Short exercise:
Type out the complete listing below word for word, without its pictures.

======== The input ========

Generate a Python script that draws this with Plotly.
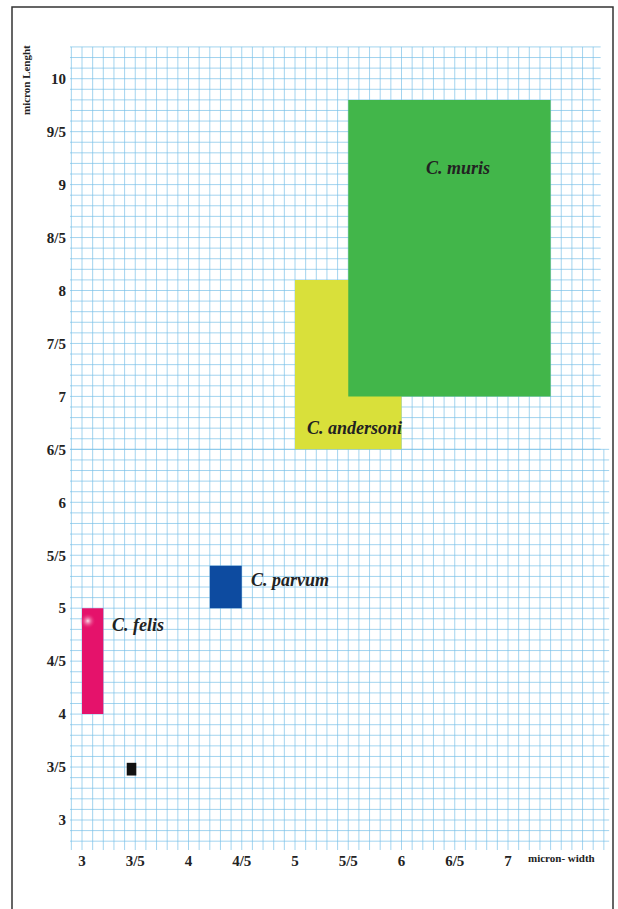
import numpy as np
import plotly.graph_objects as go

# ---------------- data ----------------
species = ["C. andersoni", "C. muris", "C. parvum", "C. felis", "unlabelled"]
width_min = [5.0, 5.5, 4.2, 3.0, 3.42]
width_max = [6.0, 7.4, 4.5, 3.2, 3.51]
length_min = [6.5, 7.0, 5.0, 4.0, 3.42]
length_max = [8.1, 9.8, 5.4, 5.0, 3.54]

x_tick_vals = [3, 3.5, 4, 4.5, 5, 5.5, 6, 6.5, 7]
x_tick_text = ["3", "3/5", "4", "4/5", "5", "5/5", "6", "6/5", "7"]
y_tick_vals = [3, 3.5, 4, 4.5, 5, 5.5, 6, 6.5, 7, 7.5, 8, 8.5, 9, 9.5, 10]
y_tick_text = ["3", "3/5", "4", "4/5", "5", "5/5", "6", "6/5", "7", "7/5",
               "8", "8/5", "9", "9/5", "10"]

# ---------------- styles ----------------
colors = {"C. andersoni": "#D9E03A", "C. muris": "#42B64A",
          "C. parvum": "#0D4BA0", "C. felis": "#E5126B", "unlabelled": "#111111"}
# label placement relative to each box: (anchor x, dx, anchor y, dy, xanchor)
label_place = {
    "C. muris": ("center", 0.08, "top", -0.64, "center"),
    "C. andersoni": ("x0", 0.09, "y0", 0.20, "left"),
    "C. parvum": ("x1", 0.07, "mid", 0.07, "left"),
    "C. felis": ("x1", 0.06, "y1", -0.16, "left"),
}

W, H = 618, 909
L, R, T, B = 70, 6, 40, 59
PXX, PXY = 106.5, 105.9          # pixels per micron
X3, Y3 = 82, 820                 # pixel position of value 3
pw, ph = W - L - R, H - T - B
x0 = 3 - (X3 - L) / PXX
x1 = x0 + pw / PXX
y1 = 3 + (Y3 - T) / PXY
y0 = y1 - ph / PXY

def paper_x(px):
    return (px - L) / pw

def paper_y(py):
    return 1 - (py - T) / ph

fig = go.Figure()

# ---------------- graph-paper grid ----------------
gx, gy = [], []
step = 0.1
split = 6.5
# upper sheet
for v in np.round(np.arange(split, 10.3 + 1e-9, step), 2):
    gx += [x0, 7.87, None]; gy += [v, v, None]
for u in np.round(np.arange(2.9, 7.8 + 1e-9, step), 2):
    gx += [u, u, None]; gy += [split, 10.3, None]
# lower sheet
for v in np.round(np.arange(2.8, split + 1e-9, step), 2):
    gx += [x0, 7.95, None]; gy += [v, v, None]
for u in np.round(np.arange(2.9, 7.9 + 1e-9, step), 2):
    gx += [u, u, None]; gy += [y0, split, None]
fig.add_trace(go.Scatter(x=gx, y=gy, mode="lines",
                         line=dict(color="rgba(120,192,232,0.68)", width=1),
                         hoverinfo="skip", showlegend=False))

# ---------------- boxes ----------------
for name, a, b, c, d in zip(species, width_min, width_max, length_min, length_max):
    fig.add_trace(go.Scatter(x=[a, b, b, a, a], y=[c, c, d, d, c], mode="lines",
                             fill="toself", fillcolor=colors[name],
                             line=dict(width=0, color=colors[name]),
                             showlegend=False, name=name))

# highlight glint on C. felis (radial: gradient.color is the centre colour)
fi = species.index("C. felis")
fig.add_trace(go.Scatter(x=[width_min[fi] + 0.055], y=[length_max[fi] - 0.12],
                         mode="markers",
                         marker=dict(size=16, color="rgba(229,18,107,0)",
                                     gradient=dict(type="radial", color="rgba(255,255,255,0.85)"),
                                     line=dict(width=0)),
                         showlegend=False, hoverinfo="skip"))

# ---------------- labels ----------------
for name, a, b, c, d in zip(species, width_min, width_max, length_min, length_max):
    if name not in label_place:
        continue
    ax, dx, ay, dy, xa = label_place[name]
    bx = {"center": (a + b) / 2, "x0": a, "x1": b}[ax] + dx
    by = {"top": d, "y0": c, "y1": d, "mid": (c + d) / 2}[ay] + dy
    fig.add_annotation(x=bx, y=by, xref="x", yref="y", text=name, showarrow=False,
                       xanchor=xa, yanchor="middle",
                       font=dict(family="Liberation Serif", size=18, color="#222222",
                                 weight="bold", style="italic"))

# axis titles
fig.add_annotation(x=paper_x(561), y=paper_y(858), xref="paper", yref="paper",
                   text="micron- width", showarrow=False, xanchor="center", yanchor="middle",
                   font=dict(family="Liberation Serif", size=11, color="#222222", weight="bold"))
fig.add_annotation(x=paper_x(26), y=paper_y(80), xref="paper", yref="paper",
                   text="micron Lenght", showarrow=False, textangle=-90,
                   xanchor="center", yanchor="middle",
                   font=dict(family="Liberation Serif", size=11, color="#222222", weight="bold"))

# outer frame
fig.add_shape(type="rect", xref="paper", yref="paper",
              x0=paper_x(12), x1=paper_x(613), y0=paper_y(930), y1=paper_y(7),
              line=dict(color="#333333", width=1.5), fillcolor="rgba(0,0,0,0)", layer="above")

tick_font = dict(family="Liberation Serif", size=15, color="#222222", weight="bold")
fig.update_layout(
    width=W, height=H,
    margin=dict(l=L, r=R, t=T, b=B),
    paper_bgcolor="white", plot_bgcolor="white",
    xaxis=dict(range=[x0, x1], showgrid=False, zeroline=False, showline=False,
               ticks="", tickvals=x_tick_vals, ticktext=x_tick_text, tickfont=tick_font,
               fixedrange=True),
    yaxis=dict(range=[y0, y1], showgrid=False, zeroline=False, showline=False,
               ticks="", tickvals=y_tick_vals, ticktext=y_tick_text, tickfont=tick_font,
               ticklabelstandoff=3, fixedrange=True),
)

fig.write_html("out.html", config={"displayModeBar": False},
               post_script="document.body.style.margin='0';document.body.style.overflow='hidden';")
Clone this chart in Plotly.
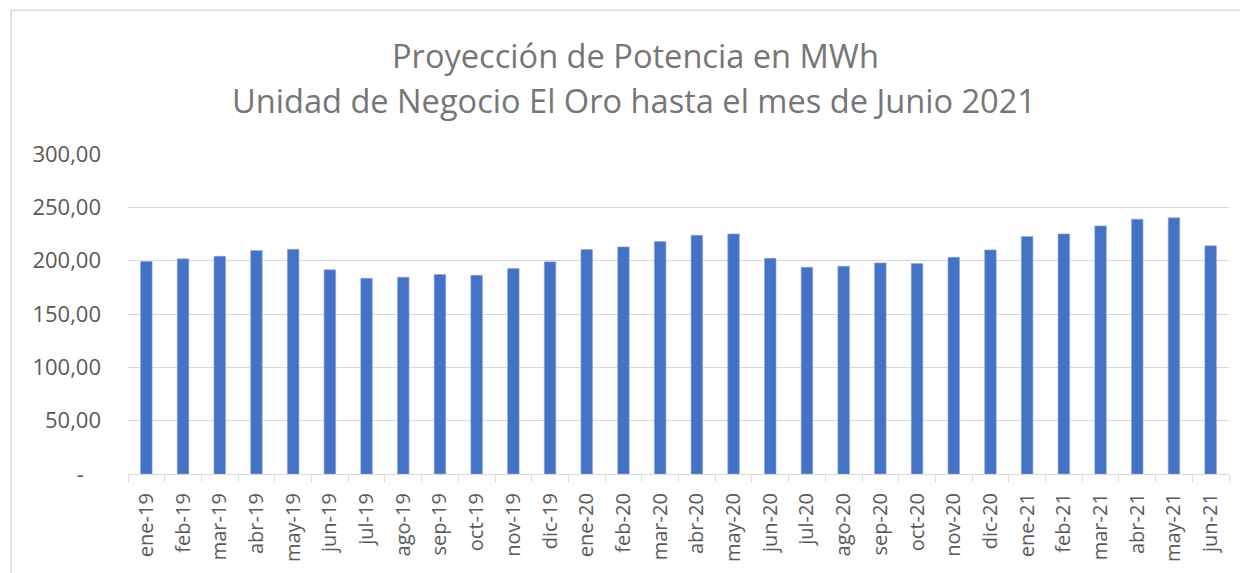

========

Response to the exercise:
Generate a Python script that draws this with Plotly.
import numpy as np
import plotly.graph_objects as go

# ---------------- data ----------------
species = ["C. andersoni", "C. muris", "C. parvum", "C. felis", "unlabelled"]
width_min = [5.0, 5.5, 4.2, 3.0, 3.42]
width_max = [6.0, 7.4, 4.5, 3.2, 3.51]
length_min = [6.5, 7.0, 5.0, 4.0, 3.42]
length_max = [8.1, 9.8, 5.4, 5.0, 3.54]

x_tick_vals = [3, 3.5, 4, 4.5, 5, 5.5, 6, 6.5, 7]
x_tick_text = ["3", "3/5", "4", "4/5", "5", "5/5", "6", "6/5", "7"]
y_tick_vals = [3, 3.5, 4, 4.5, 5, 5.5, 6, 6.5, 7, 7.5, 8, 8.5, 9, 9.5, 10]
y_tick_text = ["3", "3/5", "4", "4/5", "5", "5/5", "6", "6/5", "7", "7/5",
               "8", "8/5", "9", "9/5", "10"]

# ---------------- styles ----------------
colors = {"C. andersoni": "#D9E03A", "C. muris": "#42B64A",
          "C. parvum": "#0D4BA0", "C. felis": "#E5126B", "unlabelled": "#111111"}
# label placement relative to each box: (anchor x, dx, anchor y, dy, xanchor)
label_place = {
    "C. muris": ("center", 0.08, "top", -0.64, "center"),
    "C. andersoni": ("x0", 0.09, "y0", 0.20, "left"),
    "C. parvum": ("x1", 0.07, "mid", 0.07, "left"),
    "C. felis": ("x1", 0.06, "y1", -0.16, "left"),
}

W, H = 618, 909
L, R, T, B = 70, 6, 40, 59
PXX, PXY = 106.5, 105.9          # pixels per micron
X3, Y3 = 82, 820                 # pixel position of value 3
pw, ph = W - L - R, H - T - B
x0 = 3 - (X3 - L) / PXX
x1 = x0 + pw / PXX
y1 = 3 + (Y3 - T) / PXY
y0 = y1 - ph / PXY

def paper_x(px):
    return (px - L) / pw

def paper_y(py):
    return 1 - (py - T) / ph

fig = go.Figure()

# ---------------- graph-paper grid ----------------
gx, gy = [], []
step = 0.1
split = 6.5
# upper sheet
for v in np.round(np.arange(split, 10.3 + 1e-9, step), 2):
    gx += [x0, 7.87, None]; gy += [v, v, None]
for u in np.round(np.arange(2.9, 7.8 + 1e-9, step), 2):
    gx += [u, u, None]; gy += [split, 10.3, None]
# lower sheet
for v in np.round(np.arange(2.8, split + 1e-9, step), 2):
    gx += [x0, 7.95, None]; gy += [v, v, None]
for u in np.round(np.arange(2.9, 7.9 + 1e-9, step), 2):
    gx += [u, u, None]; gy += [y0, split, None]
fig.add_trace(go.Scatter(x=gx, y=gy, mode="lines",
                         line=dict(color="rgba(120,192,232,0.68)", width=1),
                         hoverinfo="skip", showlegend=False))

# ---------------- boxes ----------------
for name, a, b, c, d in zip(species, width_min, width_max, length_min, length_max):
    fig.add_trace(go.Scatter(x=[a, b, b, a, a], y=[c, c, d, d, c], mode="lines",
                             fill="toself", fillcolor=colors[name],
                             line=dict(width=0, color=colors[name]),
                             showlegend=False, name=name))

# highlight glint on C. felis (radial: gradient.color is the centre colour)
fi = species.index("C. felis")
fig.add_trace(go.Scatter(x=[width_min[fi] + 0.055], y=[length_max[fi] - 0.12],
                         mode="markers",
                         marker=dict(size=16, color="rgba(229,18,107,0)",
                                     gradient=dict(type="radial", color="rgba(255,255,255,0.85)"),
                                     line=dict(width=0)),
                         showlegend=False, hoverinfo="skip"))

# ---------------- labels ----------------
for name, a, b, c, d in zip(species, width_min, width_max, length_min, length_max):
    if name not in label_place:
        continue
    ax, dx, ay, dy, xa = label_place[name]
    bx = {"center": (a + b) / 2, "x0": a, "x1": b}[ax] + dx
    by = {"top": d, "y0": c, "y1": d, "mid": (c + d) / 2}[ay] + dy
    fig.add_annotation(x=bx, y=by, xref="x", yref="y", text=name, showarrow=False,
                       xanchor=xa, yanchor="middle",
                       font=dict(family="Liberation Serif", size=18, color="#222222",
                                 weight="bold", style="italic"))

# axis titles
fig.add_annotation(x=paper_x(561), y=paper_y(858), xref="paper", yref="paper",
                   text="micron- width", showarrow=False, xanchor="center", yanchor="middle",
                   font=dict(family="Liberation Serif", size=11, color="#222222", weight="bold"))
fig.add_annotation(x=paper_x(26), y=paper_y(80), xref="paper", yref="paper",
                   text="micron Lenght", showarrow=False, textangle=-90,
                   xanchor="center", yanchor="middle",
                   font=dict(family="Liberation Serif", size=11, color="#222222", weight="bold"))

# outer frame
fig.add_shape(type="rect", xref="paper", yref="paper",
              x0=paper_x(12), x1=paper_x(613), y0=paper_y(930), y1=paper_y(7),
              line=dict(color="#333333", width=1.5), fillcolor="rgba(0,0,0,0)", layer="above")

tick_font = dict(family="Liberation Serif", size=15, color="#222222", weight="bold")
fig.update_layout(
    width=W, height=H,
    margin=dict(l=L, r=R, t=T, b=B),
    paper_bgcolor="white", plot_bgcolor="white",
    xaxis=dict(range=[x0, x1], showgrid=False, zeroline=False, showline=False,
               ticks="", tickvals=x_tick_vals, ticktext=x_tick_text, tickfont=tick_font,
               fixedrange=True),
    yaxis=dict(range=[y0, y1], showgrid=False, zeroline=False, showline=False,
               ticks="", tickvals=y_tick_vals, ticktext=y_tick_text, tickfont=tick_font,
               ticklabelstandoff=3, fixedrange=True),
)

fig.write_html("out.html", config={"displayModeBar": False},
               post_script="document.body.style.margin='0';document.body.style.overflow='hidden';")
Clone this chart in Plotly.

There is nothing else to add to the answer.